Available data »

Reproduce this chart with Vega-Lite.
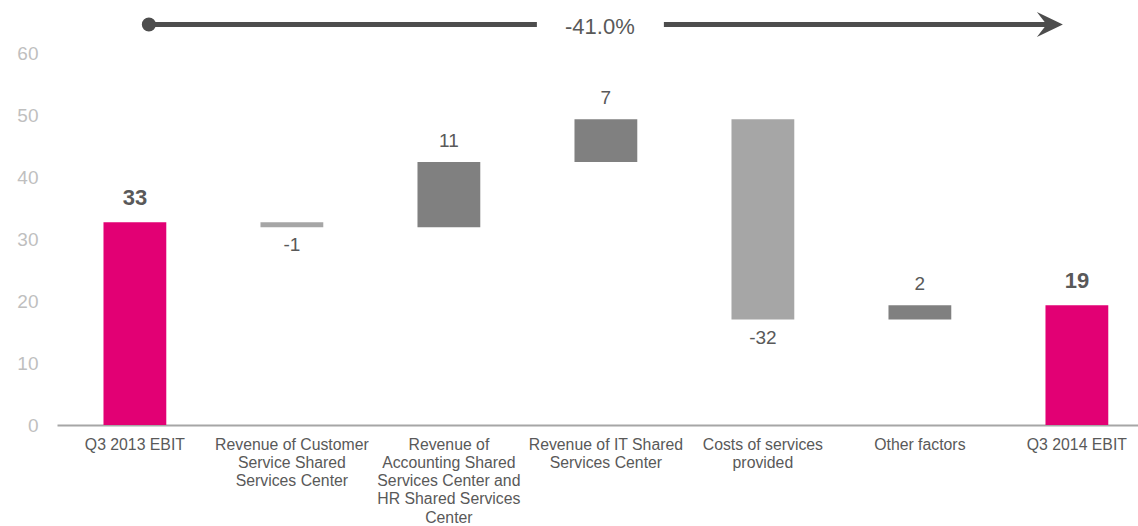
{
  "$schema": "https://vega.github.io/schema/vega-lite/v6.json",
  "autosize": "none",
  "width": 1081,
  "height": 403,
  "padding": {"left": 57, "top": 22, "right": 0, "bottom": 101},
  "config": {
    "view": {"stroke": null},
    "font": "Liberation Sans",
    "text": {"font": "Liberation Sans"}
  },
  "datasets": {
    "bars": [
      {"category": "Q3 2013 EBIT", "start": 0, "end": 32.7, "label": "33", "type": "total"},
      {"category": "Revenue of Customer Service Shared Services Center", "start": 32.7, "end": 31.9, "label": "-1", "type": "decrease"},
      {"category": "Revenue of Accounting Shared Services Center and HR Shared Services Center", "start": 31.9, "end": 42.4, "label": "11", "type": "increase"},
      {"category": "Revenue of IT Shared Services Center", "start": 42.4, "end": 49.3, "label": "7", "type": "increase"},
      {"category": "Costs of services provided", "start": 49.3, "end": 17.0, "label": "-32", "type": "decrease"},
      {"category": "Other factors", "start": 17.0, "end": 19.3, "label": "2", "type": "increase"},
      {"category": "Q3 2014 EBIT", "start": 0, "end": 19.3, "label": "19", "type": "total"}
    ],
    "arrow": [
      {"from": "Q3 2013 EBIT", "mid": "Revenue of IT Shared Services Center", "to": "Q3 2014 EBIT", "level": 64.6, "change": "-41.0%"}
    ]
  },
  "encoding": {
    "x": {
      "field": "category",
      "type": "nominal",
      "sort": null,
      "scale": {
        "domain": [
          "Q3 2013 EBIT",
          "Revenue of Customer Service Shared Services Center",
          "Revenue of Accounting Shared Services Center and HR Shared Services Center",
          "Revenue of IT Shared Services Center",
          "Costs of services provided",
          "Other factors",
          "Q3 2014 EBIT"
        ],
        "paddingInner": 0.6,
        "paddingOuter": 0.2427,
        "align": 0.61
      },
      "axis": {
        "title": null,
        "labelAngle": 0,
        "ticks": false,
        "domainColor": "#a6a6a6",
        "domainWidth": 2,
        "labelFont": "Liberation Sans",
        "labelFontSize": 15.8,
        "labelColor": "#595959",
        "labelLineHeight": 18.3,
        "labelPadding": 12,
        "labelBaseline": "top",
        "labelLimit": 300,
        "labelExpr": "datum.value == 'Revenue of Customer Service Shared Services Center' ? ['Revenue of Customer', 'Service Shared', 'Services Center'] : datum.value == 'Revenue of Accounting Shared Services Center and HR Shared Services Center' ? ['Revenue of', 'Accounting Shared', 'Services Center and', 'HR Shared Services', 'Center'] : datum.value == 'Revenue of IT Shared Services Center' ? ['Revenue of IT Shared', 'Services Center'] : datum.value == 'Costs of services provided' ? ['Costs of services', 'provided'] : datum.value"
      }
    }
  },
  "layer": [
    {
      "data": {"name": "bars"},
      "mark": {"type": "bar"},
      "encoding": {
        "y": {
          "field": "start",
          "type": "quantitative",
          "scale": {"domain": [0, 65], "nice": false},
          "axis": {
            "title": null,
            "values": [0, 10, 20, 30, 40, 50, 60],
            "domain": false,
            "ticks": false,
            "grid": false,
            "labelFont": "Liberation Sans",
            "labelFontSize": 19,
            "labelColor": "#bfbfbf",
            "labelPadding": 19
          }
        },
        "y2": {"field": "end"},
        "color": {
          "field": "type",
          "type": "nominal",
          "scale": {"domain": ["total", "increase", "decrease"], "range": ["#e20074", "#808080", "#a6a6a6"]},
          "legend": null
        }
      }
    },
    {
      "data": {"name": "bars"},
      "transform": [{"filter": "datum.type == 'total'"}],
      "mark": {"type": "text", "fontSize": 22, "fontWeight": "bold", "color": "#595959", "baseline": "alphabetic", "dy": -17},
      "encoding": {
        "y": {"field": "end", "type": "quantitative"},
        "text": {"field": "label"}
      }
    },
    {
      "data": {"name": "bars"},
      "transform": [{"filter": "datum.type == 'increase'"}],
      "mark": {"type": "text", "fontSize": 19, "color": "#595959", "baseline": "alphabetic", "dy": -15},
      "encoding": {
        "y": {"field": "end", "type": "quantitative"},
        "text": {"field": "label"}
      }
    },
    {
      "data": {"name": "bars"},
      "transform": [{"filter": "datum.type == 'decrease'"}],
      "mark": {"type": "text", "fontSize": 19, "color": "#595959", "baseline": "alphabetic", "dy": 24},
      "encoding": {
        "y": {"field": "end", "type": "quantitative"},
        "text": {"field": "label"}
      }
    },
    {
      "data": {"name": "arrow"},
      "mark": {"type": "rule", "color": "#4d4d4d", "strokeWidth": 5, "xOffset": 14, "x2Offset": -69},
      "encoding": {
        "x": {"field": "from", "type": "nominal"},
        "x2": {"field": "mid"},
        "y": {"field": "level", "type": "quantitative"}
      }
    },
    {
      "data": {"name": "arrow"},
      "mark": {"type": "rule", "color": "#4d4d4d", "strokeWidth": 5, "xOffset": 58, "x2Offset": -29},
      "encoding": {
        "x": {"field": "mid", "type": "nominal"},
        "x2": {"field": "to"},
        "y": {"field": "level", "type": "quantitative"}
      }
    },
    {
      "data": {"name": "arrow"},
      "mark": {"type": "point", "shape": "circle", "filled": true, "opacity": 1, "size": 200, "color": "#4d4d4d", "xOffset": 14},
      "encoding": {
        "x": {"field": "from", "type": "nominal"},
        "y": {"field": "level", "type": "quantitative"}
      }
    },
    {
      "data": {"name": "arrow"},
      "mark": {"type": "point", "shape": "M1,0L-1,-0.96L-0.25,0L-1,0.96Z", "filled": true, "opacity": 1, "size": 676, "color": "#4d4d4d", "strokeWidth": 0, "xOffset": -27},
      "encoding": {
        "x": {"field": "to", "type": "nominal"},
        "y": {"field": "level", "type": "quantitative"}
      }
    },
    {
      "data": {"name": "arrow"},
      "mark": {"type": "text", "fontSize": 22, "color": "#595959", "baseline": "alphabetic", "dy": 9.5, "dx": -6},
      "encoding": {
        "x": {"field": "mid", "type": "nominal"},
        "y": {"field": "level", "type": "quantitative"},
        "text": {"field": "change"}
      }
    }
  ]
}
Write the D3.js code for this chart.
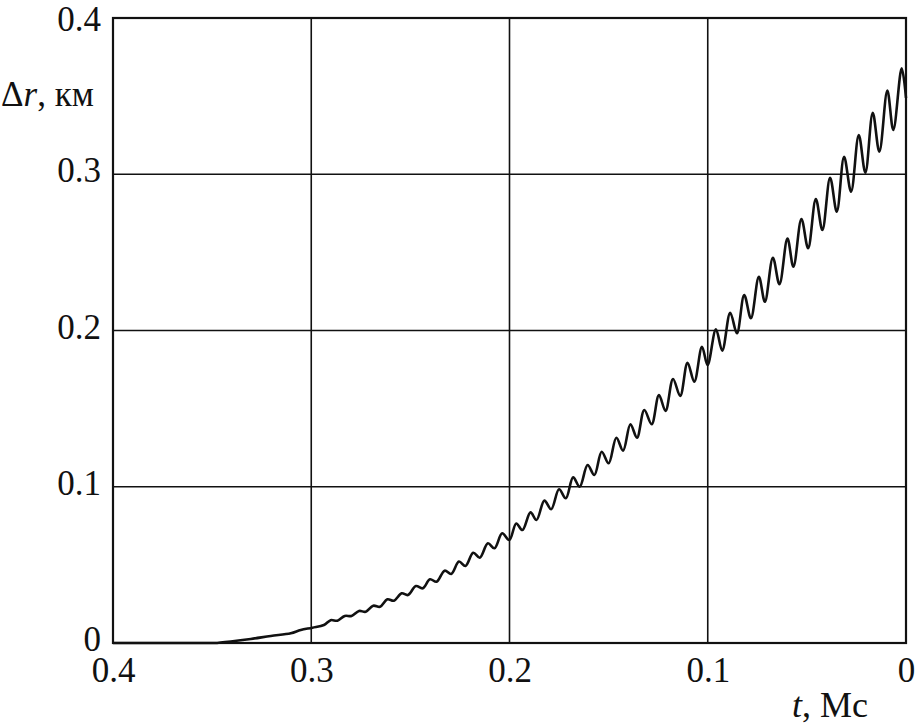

Objective »
Each line of the data is to be duplicated exactly; pictures stay out of the copy.

Task output »
Reproduce this chart with Vega-Lite.
{
  "$schema": "https://vega.github.io/schema/vega-lite/v6.json",
  "autosize": "none",
  "width": 1081,
  "height": 403,
  "padding": {"left": 57, "top": 22, "right": 0, "bottom": 101},
  "config": {
    "view": {"stroke": null},
    "font": "Liberation Sans",
    "text": {"font": "Liberation Sans"}
  },
  "datasets": {
    "bars": [
      {"category": "Q3 2013 EBIT", "start": 0, "end": 32.7, "label": "33", "type": "total"},
      {"category": "Revenue of Customer Service Shared Services Center", "start": 32.7, "end": 31.9, "label": "-1", "type": "decrease"},
      {"category": "Revenue of Accounting Shared Services Center and HR Shared Services Center", "start": 31.9, "end": 42.4, "label": "11", "type": "increase"},
      {"category": "Revenue of IT Shared Services Center", "start": 42.4, "end": 49.3, "label": "7", "type": "increase"},
      {"category": "Costs of services provided", "start": 49.3, "end": 17.0, "label": "-32", "type": "decrease"},
      {"category": "Other factors", "start": 17.0, "end": 19.3, "label": "2", "type": "increase"},
      {"category": "Q3 2014 EBIT", "start": 0, "end": 19.3, "label": "19", "type": "total"}
    ],
    "arrow": [
      {"from": "Q3 2013 EBIT", "mid": "Revenue of IT Shared Services Center", "to": "Q3 2014 EBIT", "level": 64.6, "change": "-41.0%"}
    ]
  },
  "encoding": {
    "x": {
      "field": "category",
      "type": "nominal",
      "sort": null,
      "scale": {
        "domain": [
          "Q3 2013 EBIT",
          "Revenue of Customer Service Shared Services Center",
          "Revenue of Accounting Shared Services Center and HR Shared Services Center",
          "Revenue of IT Shared Services Center",
          "Costs of services provided",
          "Other factors",
          "Q3 2014 EBIT"
        ],
        "paddingInner": 0.6,
        "paddingOuter": 0.2427,
        "align": 0.61
      },
      "axis": {
        "title": null,
        "labelAngle": 0,
        "ticks": false,
        "domainColor": "#a6a6a6",
        "domainWidth": 2,
        "labelFont": "Liberation Sans",
        "labelFontSize": 15.8,
        "labelColor": "#595959",
        "labelLineHeight": 18.3,
        "labelPadding": 12,
        "labelBaseline": "top",
        "labelLimit": 300,
        "labelExpr": "datum.value == 'Revenue of Customer Service Shared Services Center' ? ['Revenue of Customer', 'Service Shared', 'Services Center'] : datum.value == 'Revenue of Accounting Shared Services Center and HR Shared Services Center' ? ['Revenue of', 'Accounting Shared', 'Services Center and', 'HR Shared Services', 'Center'] : datum.value == 'Revenue of IT Shared Services Center' ? ['Revenue of IT Shared', 'Services Center'] : datum.value == 'Costs of services provided' ? ['Costs of services', 'provided'] : datum.value"
      }
    }
  },
  "layer": [
    {
      "data": {"name": "bars"},
      "mark": {"type": "bar"},
      "encoding": {
        "y": {
          "field": "start",
          "type": "quantitative",
          "scale": {"domain": [0, 65], "nice": false},
          "axis": {
            "title": null,
            "values": [0, 10, 20, 30, 40, 50, 60],
            "domain": false,
            "ticks": false,
            "grid": false,
            "labelFont": "Liberation Sans",
            "labelFontSize": 19,
            "labelColor": "#bfbfbf",
            "labelPadding": 19
          }
        },
        "y2": {"field": "end"},
        "color": {
          "field": "type",
          "type": "nominal",
          "scale": {"domain": ["total", "increase", "decrease"], "range": ["#e20074", "#808080", "#a6a6a6"]},
          "legend": null
        }
      }
    },
    {
      "data": {"name": "bars"},
      "transform": [{"filter": "datum.type == 'total'"}],
      "mark": {"type": "text", "fontSize": 22, "fontWeight": "bold", "color": "#595959", "baseline": "alphabetic", "dy": -17},
      "encoding": {
        "y": {"field": "end", "type": "quantitative"},
        "text": {"field": "label"}
      }
    },
    {
      "data": {"name": "bars"},
      "transform": [{"filter": "datum.type == 'increase'"}],
      "mark": {"type": "text", "fontSize": 19, "color": "#595959", "baseline": "alphabetic", "dy": -15},
      "encoding": {
        "y": {"field": "end", "type": "quantitative"},
        "text": {"field": "label"}
      }
    },
    {
      "data": {"name": "bars"},
      "transform": [{"filter": "datum.type == 'decrease'"}],
      "mark": {"type": "text", "fontSize": 19, "color": "#595959", "baseline": "alphabetic", "dy": 24},
      "encoding": {
        "y": {"field": "end", "type": "quantitative"},
        "text": {"field": "label"}
      }
    },
    {
      "data": {"name": "arrow"},
      "mark": {"type": "rule", "color": "#4d4d4d", "strokeWidth": 5, "xOffset": 14, "x2Offset": -69},
      "encoding": {
        "x": {"field": "from", "type": "nominal"},
        "x2": {"field": "mid"},
        "y": {"field": "level", "type": "quantitative"}
      }
    },
    {
      "data": {"name": "arrow"},
      "mark": {"type": "rule", "color": "#4d4d4d", "strokeWidth": 5, "xOffset": 58, "x2Offset": -29},
      "encoding": {
        "x": {"field": "mid", "type": "nominal"},
        "x2": {"field": "to"},
        "y": {"field": "level", "type": "quantitative"}
      }
    },
    {
      "data": {"name": "arrow"},
      "mark": {"type": "point", "shape": "circle", "filled": true, "opacity": 1, "size": 200, "color": "#4d4d4d", "xOffset": 14},
      "encoding": {
        "x": {"field": "from", "type": "nominal"},
        "y": {"field": "level", "type": "quantitative"}
      }
    },
    {
      "data": {"name": "arrow"},
      "mark": {"type": "point", "shape": "M1,0L-1,-0.96L-0.25,0L-1,0.96Z", "filled": true, "opacity": 1, "size": 676, "color": "#4d4d4d", "strokeWidth": 0, "xOffset": -27},
      "encoding": {
        "x": {"field": "to", "type": "nominal"},
        "y": {"field": "level", "type": "quantitative"}
      }
    },
    {
      "data": {"name": "arrow"},
      "mark": {"type": "text", "fontSize": 22, "color": "#595959", "baseline": "alphabetic", "dy": 9.5, "dx": -6},
      "encoding": {
        "x": {"field": "mid", "type": "nominal"},
        "y": {"field": "level", "type": "quantitative"},
        "text": {"field": "change"}
      }
    }
  ]
}
Write the D3.js code for this chart.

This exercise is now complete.